There’s some similarities between the two transactions by America’s largest fossil-fuel drillers. Both are buying businesses run by founding families at recent – and perhaps soon-to-decline – toppy oil prices. For Pioneer, it is Scott Sheffield, 71, who is selling, while John Hess, 69, is letting go at his family’s namesake. With Brent crude prices hovering around $91 a barrel and prospects for oil shaky at best, the decisions say something about the transition from wildcatters-turned-billionaires to drillers, whose existence is on the line.
The main appeal for Chevron is Hess’s 30% stake in a consortium producing oil offshore in Guyana. It is a prolific field, expected to pump out over 1.2 million barrels a day by 2027. Hess has said the breakeven price for five projects there range from $25 to $35 per barrel, so even if prices fall considerably, the fields make money. Importantly, Chevron is catching up to Exxon, which runs and owns 45% of the same Guyana consortium. If the deal closes, Chevron will become a partner with Exxon.
The opportunity is already reflected in Hess’s stock price. It was already valued at 11 times EBITDA over the last four quarters, compared to Chevron’s 6 times. Sure, the premium on the all-stock deal is only 5% based on Friday’s closing price. But Hess’s pre-tax profit next year, according to LSEG data, will be $4.7 billion. Add $1 billion of annual synergies from the combination, taxed at the statutory rate, and the deal’s return is 9%. That’s slightly above Hess’s weighted average cost of capital, according to Morningstar. But it doesn’t leave much room for error or rising rates.
Higher production in Guyana after 2024 will increase Chevron’s returns, assuming the price of oil remains favorable. Exxon’s deal with Pioneer assumes a higher return in the near term. Both have giant respective fields in the Permian which can be turned on and off quickly. But in essence, Chevron boss Mike Wirth is making the more aggressive bet that oil demand sticks around for years to come by paying up for Guyana. That makes his path trickier. With electric car sales accelerating, the risk may be that he is expanding through a mega-acquisition exactly as oil demand starts to evaporate.
Oil giant Chevron said on Oct. 23 that it had agreed to acquire rival Hess for $53 billion in stock, the second-largest oil transaction this month following Exxon Mobil’s $60 billion bid for Pioneer Natural Resources. Hess investors will receive 1.025 shares of Chevron for each share held, worth $171 per share based on the closing price on Oct. 20.

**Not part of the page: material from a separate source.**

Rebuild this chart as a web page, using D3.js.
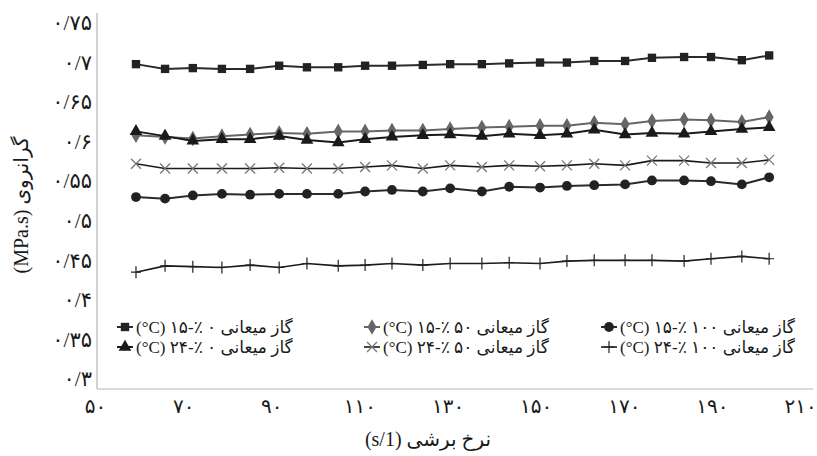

Hess owns a 30% share in a consortium in Guyana alongside Exxon, which owns a 45% interest, and Chinese oil company CNOOC, which owns the remaining 25%. Their oil field is expected to produce over 1.2 million barrels per day by 2027.
Founded by John Hess, who still holds a 9% stake, the company also has a 465,000-acre position in the Bakken and assets in the Gulf of Mexico. It expects to produce between 385,000 and 390,000 barrels of oil equivalent per day this year.